Premiere: Watch Luna's new video, Femcee
Miami-D.C. based rapper Luna believes in community and womanhood on and off the court in her new music video “Femcee,” directed and edited by Sasja Smith.
The “Femcee” cast features all-femmes adorning bright pink and purple hued athletic wear on a sunny basketball court trimmed with palm trees. In the opening scene, Luna gives the team a run-down of what she’d like to see on the court, telling the women to leave “all that other shit off the court,” and “do what women do; get shit done.” The girls get to work in the following scenes, running through drills in asymmetrical shots intercut with Luna rapping to the camera.

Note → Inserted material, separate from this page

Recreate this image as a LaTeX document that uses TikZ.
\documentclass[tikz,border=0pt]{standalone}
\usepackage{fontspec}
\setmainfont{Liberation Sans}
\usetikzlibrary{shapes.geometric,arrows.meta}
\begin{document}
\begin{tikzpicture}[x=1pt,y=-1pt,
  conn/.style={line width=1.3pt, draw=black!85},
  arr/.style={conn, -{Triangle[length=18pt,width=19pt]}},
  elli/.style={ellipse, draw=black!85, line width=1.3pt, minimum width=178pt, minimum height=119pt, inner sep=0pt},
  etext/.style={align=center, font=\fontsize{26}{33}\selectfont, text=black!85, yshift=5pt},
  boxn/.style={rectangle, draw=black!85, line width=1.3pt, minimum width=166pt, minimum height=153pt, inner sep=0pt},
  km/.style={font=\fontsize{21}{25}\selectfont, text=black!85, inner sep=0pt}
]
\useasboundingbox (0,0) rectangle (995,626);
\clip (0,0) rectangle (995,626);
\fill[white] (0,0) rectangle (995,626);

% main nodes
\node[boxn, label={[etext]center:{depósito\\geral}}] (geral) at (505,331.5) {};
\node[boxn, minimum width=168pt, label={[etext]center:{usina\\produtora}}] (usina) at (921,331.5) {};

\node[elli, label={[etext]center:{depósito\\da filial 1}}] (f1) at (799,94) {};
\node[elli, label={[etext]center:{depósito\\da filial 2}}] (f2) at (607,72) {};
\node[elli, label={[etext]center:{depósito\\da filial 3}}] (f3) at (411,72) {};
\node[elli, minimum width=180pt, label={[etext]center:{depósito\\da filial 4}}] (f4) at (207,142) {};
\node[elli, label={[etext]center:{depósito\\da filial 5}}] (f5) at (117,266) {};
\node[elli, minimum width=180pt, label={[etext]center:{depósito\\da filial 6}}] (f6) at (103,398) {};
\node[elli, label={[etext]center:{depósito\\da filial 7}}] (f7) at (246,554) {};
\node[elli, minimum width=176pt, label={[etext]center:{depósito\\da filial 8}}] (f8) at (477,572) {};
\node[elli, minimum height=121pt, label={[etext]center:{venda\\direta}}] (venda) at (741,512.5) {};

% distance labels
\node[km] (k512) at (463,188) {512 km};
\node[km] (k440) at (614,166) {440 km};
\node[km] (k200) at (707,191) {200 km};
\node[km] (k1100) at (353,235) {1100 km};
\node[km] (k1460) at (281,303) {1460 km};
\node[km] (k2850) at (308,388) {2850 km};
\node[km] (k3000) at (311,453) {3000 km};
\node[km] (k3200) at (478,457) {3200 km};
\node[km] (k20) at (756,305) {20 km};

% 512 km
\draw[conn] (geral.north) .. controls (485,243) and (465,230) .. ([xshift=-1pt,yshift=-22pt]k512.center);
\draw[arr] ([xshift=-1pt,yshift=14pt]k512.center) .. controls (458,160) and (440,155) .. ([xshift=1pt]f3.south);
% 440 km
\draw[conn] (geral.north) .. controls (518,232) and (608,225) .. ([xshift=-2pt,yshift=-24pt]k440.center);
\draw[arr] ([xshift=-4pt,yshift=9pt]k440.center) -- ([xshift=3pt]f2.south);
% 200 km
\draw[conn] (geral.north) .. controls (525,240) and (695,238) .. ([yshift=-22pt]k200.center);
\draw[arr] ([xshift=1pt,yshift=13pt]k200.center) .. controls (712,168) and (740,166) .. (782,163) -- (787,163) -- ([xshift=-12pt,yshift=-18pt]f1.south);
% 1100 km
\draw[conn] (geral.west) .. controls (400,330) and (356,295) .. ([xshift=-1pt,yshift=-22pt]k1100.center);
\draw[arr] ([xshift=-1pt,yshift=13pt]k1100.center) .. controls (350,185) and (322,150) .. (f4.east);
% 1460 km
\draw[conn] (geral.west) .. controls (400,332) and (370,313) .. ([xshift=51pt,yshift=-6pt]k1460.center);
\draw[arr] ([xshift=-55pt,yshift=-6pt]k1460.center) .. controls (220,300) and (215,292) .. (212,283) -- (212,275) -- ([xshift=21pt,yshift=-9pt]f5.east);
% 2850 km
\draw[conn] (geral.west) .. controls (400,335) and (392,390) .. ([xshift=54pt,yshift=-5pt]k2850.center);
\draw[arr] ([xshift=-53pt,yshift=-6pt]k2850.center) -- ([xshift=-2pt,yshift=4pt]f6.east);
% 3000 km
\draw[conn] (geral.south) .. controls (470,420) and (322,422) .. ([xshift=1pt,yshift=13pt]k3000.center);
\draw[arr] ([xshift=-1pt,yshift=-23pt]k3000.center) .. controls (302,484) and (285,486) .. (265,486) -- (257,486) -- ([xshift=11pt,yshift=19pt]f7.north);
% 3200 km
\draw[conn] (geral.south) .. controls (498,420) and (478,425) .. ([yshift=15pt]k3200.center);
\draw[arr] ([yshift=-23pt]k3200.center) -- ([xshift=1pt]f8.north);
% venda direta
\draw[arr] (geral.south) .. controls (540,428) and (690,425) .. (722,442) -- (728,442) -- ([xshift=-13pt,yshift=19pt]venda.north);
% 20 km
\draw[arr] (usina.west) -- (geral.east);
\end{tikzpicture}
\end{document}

“Femcee” is Luna’s self-identification as both a femme and an emcee. “It comes from me considering myself a femme, which I and others define as the modern/self-expressive version of a woman, as well as an MC, an OG term for a rapper,” says Luna. “I named the song that (and call myself that) because I feel like those are my two main identities as a human honestly. I’m most proud of these things and feel most happy actively being these identities so I felt like the song was a good prequel to my forthcoming EP, The Femme EP, and an introduction to me as a person and my life. I’m shouting out my engineer Chan, who is a woman! I’m talking about my battles with school, giving ancestral praise to my African roots, I’m talking about what I’d like to offer with my music that I see lacking elsewhere, all that.”
"Femcee is really important to me,” says Luna. “It’s my favorite rap song since Pam Grier. It’s the perfect amount of everything that encompasses the modern day woman—sweet but also not to be fucked with."

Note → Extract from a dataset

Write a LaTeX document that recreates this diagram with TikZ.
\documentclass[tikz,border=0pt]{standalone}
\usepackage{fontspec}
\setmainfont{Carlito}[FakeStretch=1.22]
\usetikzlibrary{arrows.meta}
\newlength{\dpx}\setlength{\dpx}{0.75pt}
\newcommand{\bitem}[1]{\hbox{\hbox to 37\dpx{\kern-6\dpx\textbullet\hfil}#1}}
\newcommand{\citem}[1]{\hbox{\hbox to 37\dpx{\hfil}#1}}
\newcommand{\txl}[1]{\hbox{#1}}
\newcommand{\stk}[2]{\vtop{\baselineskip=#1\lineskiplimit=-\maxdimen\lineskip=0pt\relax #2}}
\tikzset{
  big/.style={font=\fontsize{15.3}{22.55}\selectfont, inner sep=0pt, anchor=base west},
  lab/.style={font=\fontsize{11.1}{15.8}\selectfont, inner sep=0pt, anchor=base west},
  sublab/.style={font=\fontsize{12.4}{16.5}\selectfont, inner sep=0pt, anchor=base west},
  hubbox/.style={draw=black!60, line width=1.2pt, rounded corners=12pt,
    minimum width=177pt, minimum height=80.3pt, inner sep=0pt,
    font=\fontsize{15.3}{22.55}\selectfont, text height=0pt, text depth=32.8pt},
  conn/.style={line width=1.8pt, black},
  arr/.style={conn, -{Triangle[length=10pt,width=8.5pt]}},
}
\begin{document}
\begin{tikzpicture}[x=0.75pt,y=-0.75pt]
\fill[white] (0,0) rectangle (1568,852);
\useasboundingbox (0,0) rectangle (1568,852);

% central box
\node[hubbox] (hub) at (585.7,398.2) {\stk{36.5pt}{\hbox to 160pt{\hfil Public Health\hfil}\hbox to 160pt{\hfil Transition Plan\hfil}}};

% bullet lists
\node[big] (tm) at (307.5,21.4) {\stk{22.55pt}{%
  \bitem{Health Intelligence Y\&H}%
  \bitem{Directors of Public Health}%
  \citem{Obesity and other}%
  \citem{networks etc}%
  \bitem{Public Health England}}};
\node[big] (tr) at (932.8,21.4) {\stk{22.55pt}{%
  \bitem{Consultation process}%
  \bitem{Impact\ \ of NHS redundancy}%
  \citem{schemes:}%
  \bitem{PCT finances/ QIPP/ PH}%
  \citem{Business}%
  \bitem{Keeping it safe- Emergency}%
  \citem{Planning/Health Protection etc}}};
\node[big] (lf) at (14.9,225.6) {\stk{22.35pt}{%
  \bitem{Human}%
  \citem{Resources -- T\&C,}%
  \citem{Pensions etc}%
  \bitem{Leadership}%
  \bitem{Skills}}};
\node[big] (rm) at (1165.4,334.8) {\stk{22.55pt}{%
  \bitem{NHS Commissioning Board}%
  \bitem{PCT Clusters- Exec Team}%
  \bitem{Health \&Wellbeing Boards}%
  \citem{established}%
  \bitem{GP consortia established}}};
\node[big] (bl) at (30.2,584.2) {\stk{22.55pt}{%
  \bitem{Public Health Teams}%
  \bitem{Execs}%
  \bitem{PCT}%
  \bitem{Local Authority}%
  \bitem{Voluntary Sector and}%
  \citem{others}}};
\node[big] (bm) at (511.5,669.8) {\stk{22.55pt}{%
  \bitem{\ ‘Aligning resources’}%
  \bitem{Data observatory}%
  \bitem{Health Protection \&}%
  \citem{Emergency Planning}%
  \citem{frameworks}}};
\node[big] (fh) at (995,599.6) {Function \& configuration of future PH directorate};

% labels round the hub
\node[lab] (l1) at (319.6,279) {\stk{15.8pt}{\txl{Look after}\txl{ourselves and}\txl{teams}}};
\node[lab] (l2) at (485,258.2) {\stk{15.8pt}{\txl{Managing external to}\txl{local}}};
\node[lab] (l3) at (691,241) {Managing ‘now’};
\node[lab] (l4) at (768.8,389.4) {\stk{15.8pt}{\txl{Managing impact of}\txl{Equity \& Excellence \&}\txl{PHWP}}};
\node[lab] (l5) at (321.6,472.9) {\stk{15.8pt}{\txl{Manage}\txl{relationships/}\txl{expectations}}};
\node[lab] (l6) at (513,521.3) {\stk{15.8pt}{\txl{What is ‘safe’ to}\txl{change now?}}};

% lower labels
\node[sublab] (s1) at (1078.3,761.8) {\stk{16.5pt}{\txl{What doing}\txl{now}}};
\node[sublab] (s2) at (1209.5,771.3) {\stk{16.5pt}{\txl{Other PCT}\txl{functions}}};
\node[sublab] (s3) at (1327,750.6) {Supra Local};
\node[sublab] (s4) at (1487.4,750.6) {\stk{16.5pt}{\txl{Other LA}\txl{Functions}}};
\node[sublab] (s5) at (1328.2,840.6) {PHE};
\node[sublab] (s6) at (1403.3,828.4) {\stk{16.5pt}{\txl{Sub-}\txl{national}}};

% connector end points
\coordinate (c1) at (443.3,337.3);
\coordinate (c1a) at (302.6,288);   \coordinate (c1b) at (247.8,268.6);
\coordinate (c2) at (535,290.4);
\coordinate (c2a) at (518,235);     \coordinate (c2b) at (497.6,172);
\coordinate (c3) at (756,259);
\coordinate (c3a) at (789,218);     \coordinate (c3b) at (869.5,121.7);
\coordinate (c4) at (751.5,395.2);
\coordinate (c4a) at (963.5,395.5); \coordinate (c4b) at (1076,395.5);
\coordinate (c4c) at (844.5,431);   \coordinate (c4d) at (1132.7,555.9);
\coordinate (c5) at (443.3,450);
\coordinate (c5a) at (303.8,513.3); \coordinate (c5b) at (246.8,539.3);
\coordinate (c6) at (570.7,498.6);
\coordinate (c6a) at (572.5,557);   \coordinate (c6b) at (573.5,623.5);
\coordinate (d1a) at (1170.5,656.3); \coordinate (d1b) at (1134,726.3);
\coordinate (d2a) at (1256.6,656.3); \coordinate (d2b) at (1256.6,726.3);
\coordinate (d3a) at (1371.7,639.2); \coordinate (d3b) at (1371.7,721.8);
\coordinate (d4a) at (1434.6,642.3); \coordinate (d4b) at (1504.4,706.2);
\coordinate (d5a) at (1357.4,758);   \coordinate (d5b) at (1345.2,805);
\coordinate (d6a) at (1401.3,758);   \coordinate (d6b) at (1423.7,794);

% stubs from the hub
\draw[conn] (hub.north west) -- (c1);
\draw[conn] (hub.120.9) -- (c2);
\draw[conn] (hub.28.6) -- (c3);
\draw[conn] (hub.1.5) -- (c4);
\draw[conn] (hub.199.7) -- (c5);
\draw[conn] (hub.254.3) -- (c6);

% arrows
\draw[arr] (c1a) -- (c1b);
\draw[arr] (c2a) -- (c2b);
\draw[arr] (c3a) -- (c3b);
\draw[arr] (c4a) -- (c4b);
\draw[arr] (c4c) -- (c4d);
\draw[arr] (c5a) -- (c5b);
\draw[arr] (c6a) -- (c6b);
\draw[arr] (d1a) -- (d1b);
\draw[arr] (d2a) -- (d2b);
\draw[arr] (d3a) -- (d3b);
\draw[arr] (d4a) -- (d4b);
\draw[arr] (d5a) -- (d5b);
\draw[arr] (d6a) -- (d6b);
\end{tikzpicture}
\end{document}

This video’s “sporty shorty” aesthetic playfully celebrates the everyday hustle of women and femmes of color, despite often having to compartmentalize the many intersections of their lives. “Whatever nigga, stupid job you have or midterm, leave it all there cause right now I need you here,” Luna says to the girls. These are just a few pressures where women constantly have to put aside their own feelings in order to create output for others. The court creates a safe space for these ladies to put their real-world burdens aside and celebrate community.
"This song is for the gyorls,” says Luna. “I want women to see this video and feel inspired to get what they want out of life. I want men to see this video and respect what women are capable of doing for themselves independently. This video is all about women empowerment but it differs from my other videos because it’s not a little group flex, it’s about manifesting the reality you want to see by in the work and doing it united, which is the biggest flex."